Unfortunately, the campaign also contains the review’s clearest source of frustration: progression objectives that can feel more like blockers than challenges. Advancing the story often means meeting very specific conditions in races, and some of those demands become a real headache. Team events are the worst offenders because they ask you to rely on AI partners who do not always seem interested in helping. When failure comes from your own bad driving, Screamer can be thrillingly unforgiving. When failure comes because the objective depends on erratic teammates, it becomes much harder to excuse.
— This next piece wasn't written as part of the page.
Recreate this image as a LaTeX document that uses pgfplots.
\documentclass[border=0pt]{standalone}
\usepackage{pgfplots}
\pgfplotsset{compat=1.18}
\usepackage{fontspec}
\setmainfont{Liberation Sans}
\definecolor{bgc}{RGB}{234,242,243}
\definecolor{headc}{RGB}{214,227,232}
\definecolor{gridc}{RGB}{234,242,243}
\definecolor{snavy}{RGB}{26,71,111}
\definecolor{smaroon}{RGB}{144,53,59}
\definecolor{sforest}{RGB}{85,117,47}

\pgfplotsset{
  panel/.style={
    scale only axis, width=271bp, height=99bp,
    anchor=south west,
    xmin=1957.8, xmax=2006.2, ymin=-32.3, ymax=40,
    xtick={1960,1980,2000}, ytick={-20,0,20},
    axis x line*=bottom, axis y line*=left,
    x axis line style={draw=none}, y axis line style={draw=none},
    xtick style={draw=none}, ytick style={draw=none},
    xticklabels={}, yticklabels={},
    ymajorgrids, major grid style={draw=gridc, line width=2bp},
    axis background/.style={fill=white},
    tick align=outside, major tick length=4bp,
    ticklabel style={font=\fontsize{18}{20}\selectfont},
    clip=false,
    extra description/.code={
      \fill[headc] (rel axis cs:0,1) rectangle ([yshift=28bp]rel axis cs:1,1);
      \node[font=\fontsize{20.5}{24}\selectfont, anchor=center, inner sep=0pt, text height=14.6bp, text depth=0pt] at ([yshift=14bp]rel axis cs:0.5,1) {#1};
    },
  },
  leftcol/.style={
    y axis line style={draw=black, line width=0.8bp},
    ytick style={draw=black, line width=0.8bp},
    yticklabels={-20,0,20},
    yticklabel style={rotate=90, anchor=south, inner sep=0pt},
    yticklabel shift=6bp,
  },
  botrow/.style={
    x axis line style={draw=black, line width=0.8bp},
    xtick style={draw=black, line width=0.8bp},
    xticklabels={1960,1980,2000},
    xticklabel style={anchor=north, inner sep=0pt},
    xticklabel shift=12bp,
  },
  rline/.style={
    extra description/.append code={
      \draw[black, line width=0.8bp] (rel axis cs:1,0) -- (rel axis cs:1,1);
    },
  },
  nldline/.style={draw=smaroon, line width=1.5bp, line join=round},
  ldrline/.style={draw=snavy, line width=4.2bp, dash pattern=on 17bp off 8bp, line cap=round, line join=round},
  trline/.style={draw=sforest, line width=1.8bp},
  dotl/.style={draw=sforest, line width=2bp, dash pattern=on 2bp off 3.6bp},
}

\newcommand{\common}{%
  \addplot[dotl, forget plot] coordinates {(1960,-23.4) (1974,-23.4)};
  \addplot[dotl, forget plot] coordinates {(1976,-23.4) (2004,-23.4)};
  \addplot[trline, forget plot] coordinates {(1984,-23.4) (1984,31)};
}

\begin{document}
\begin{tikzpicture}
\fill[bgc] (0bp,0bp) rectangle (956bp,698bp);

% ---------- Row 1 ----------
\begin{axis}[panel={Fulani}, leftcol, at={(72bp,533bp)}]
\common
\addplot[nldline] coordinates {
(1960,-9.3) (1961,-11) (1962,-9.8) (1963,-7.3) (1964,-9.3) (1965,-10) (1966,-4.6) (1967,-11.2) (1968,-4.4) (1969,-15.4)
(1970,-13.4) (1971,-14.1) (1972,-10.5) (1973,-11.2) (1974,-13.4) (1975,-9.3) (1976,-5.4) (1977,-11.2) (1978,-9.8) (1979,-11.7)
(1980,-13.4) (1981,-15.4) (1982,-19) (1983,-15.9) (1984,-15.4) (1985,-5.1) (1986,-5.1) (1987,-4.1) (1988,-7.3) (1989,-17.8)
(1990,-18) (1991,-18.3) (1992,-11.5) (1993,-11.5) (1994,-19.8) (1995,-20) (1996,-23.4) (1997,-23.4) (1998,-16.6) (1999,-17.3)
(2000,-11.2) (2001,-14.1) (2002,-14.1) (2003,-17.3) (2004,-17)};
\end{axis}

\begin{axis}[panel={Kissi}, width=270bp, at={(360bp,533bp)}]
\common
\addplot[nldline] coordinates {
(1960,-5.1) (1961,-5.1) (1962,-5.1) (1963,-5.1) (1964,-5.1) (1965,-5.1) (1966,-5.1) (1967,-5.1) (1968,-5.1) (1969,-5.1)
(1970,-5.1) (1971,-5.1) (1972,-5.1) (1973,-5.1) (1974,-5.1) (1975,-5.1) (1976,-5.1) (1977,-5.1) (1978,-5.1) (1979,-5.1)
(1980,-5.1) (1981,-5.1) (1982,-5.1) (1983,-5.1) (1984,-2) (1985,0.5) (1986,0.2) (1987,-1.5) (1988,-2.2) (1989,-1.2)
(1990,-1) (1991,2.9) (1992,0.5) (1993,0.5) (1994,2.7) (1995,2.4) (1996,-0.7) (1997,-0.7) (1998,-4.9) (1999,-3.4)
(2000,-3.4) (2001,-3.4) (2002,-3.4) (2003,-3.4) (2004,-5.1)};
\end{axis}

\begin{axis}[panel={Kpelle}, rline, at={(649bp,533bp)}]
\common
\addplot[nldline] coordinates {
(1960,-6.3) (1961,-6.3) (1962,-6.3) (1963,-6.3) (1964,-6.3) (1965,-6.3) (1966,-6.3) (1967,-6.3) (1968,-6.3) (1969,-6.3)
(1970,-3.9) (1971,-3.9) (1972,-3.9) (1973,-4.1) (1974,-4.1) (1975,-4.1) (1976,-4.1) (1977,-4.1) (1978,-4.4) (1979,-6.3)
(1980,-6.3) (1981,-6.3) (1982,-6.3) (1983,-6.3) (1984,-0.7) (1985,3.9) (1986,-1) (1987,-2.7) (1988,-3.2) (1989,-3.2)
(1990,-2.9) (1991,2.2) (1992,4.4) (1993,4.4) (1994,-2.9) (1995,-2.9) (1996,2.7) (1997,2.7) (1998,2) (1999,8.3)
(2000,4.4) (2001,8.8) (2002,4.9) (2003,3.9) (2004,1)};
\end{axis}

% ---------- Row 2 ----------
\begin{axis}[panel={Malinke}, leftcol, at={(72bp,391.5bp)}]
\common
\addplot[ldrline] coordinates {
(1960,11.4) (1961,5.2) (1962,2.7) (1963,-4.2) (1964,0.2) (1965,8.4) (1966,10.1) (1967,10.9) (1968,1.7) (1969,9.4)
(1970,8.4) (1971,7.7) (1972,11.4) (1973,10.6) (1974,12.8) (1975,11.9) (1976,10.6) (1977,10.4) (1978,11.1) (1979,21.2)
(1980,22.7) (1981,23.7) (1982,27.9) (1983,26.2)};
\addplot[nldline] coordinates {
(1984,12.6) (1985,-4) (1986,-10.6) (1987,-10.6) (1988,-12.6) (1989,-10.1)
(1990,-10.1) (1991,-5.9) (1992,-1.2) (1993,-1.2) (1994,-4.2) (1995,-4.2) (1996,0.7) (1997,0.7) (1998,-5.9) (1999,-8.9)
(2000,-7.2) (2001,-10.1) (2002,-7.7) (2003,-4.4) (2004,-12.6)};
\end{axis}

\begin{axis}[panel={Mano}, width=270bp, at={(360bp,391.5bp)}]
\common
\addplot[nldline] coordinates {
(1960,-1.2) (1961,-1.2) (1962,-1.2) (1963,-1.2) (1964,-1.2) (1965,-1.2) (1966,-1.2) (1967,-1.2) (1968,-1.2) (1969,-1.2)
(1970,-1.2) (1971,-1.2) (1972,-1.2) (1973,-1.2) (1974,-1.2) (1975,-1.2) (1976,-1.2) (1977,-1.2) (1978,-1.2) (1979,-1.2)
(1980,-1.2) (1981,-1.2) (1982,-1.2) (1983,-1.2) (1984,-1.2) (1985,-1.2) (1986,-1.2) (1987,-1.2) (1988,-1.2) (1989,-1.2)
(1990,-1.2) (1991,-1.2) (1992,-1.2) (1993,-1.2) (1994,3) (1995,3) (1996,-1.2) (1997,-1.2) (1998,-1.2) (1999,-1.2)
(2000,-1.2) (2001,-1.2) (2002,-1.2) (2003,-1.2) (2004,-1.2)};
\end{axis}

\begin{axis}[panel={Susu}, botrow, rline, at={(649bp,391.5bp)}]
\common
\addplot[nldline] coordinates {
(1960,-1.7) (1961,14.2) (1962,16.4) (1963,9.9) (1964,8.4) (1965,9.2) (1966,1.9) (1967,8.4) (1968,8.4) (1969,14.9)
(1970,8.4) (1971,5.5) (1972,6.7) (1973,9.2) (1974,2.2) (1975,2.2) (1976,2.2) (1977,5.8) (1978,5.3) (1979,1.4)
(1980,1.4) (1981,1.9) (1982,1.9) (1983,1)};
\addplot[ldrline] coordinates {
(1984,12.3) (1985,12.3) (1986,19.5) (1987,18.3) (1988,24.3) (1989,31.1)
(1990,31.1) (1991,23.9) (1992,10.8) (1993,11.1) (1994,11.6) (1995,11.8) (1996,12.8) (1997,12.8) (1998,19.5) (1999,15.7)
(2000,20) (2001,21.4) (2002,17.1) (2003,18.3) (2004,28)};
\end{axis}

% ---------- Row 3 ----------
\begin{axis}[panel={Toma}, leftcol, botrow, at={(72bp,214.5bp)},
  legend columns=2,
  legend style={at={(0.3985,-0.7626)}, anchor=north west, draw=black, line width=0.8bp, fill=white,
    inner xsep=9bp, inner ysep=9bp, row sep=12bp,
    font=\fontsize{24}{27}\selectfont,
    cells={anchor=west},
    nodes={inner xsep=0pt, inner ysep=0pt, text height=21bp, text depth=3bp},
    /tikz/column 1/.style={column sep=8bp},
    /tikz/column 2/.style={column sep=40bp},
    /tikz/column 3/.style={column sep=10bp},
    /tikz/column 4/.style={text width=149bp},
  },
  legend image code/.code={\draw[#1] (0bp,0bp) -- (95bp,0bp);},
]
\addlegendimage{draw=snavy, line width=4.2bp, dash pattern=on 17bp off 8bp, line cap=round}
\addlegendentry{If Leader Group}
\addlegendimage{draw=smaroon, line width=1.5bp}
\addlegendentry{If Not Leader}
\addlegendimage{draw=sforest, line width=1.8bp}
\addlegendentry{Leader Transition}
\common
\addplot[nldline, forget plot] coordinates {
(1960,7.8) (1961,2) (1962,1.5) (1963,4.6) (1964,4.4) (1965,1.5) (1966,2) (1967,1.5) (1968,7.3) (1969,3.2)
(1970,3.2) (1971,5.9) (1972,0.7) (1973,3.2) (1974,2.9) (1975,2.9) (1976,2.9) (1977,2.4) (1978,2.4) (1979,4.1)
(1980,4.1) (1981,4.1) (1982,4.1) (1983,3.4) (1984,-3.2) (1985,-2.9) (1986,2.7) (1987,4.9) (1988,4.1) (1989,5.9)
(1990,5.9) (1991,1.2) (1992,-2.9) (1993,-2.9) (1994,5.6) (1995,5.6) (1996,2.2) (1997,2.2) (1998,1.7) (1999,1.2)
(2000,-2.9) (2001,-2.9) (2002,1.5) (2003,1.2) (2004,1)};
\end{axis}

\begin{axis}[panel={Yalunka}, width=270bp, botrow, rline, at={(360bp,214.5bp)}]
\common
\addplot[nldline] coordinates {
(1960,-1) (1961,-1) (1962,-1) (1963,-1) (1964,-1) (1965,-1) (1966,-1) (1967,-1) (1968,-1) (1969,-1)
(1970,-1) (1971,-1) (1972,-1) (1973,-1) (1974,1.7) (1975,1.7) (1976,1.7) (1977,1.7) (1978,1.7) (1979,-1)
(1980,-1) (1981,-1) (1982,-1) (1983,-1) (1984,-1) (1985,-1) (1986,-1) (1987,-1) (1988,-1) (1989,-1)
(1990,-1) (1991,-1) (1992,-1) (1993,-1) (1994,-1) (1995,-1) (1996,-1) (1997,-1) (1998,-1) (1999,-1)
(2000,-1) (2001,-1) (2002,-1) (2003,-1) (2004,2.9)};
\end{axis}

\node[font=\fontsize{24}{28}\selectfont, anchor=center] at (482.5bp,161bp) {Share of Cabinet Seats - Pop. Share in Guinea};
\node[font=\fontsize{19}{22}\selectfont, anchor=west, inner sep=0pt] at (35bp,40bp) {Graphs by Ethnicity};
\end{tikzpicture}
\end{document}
That friction matters because Screamer is a game that needs a few hours to really bloom. If the campaign’s pacing or objective design pushes players away before the handling and combat systems fully open up, the reboot could lose people before they ever reach its best material. That would be a shame, because the underlying design has real heat in it.

Outside the campaign, Screamer looks reasonably generous. Progress unlocks carry across modes, there is vehicle cosmetic customization, unlockable art, arcade play, online multiplayer, and local split-screen for up to four players. That last feature is genuinely welcome in a genre that keeps forgetting how good same-couch chaos can be.
Two caveats sit over that package. First, online could not be meaningfully judged during the review period because matches were not available, and one menu section reportedly appeared locked. So any confident claim about multiplayer longevity, matchmaking quality, or netcode would be bluffing. Second, the reviewed PC version appears to be the game’s roughest edge. The broader impression is of a content-rich, carefully built project, but Unreal Engine 5 seems to give Milestone trouble here. The exact symptoms are less important than the result: performance inconsistencies undercut a racer that depends on responsiveness, clarity, and flow. In a slower game, technical wobble is annoying. In a racer built around split-second drift timing, it hits much harder.
That technical instability is also why Screamer feels just short of a full breakthrough. The design ambition is there. The moment-to-moment action is there. The confidence in its own weirdness is absolutely there. The polish is not always there, and that gap keeps showing.
Screamer is the kind of game critics and players are going to split on for all the obvious reasons. It asks a lot. It does not smooth out its sharp edges. It places a genuinely inventive arcade racing system inside a package that can be clumsy, overlong, and technically shaky. But the invention matters. Milestone did not just make another competent racer with neon paint. It built a driving-combat loop that feels distinct, skill-heavy, and alive.
If all you want is a relaxed, pick-up-and-play arcade racer that stays out of your way, this is not that game. If you miss arcade racing that is willing to be a little difficult, a little unruly, and a little obsessed with its own mechanics, Screamer is easy to recommend despite the baggage. It is uneven, but it is uneven in interesting ways, and that is far better than being polished and forgettable.
FinalBoss verdict: 7.5/10. Screamer is Milestone’s boldest game in years, with one of the freshest control ideas the arcade racing genre has seen in a long time. The story mode and PC issues keep it from greatness, but the driving itself is strong enough to matter.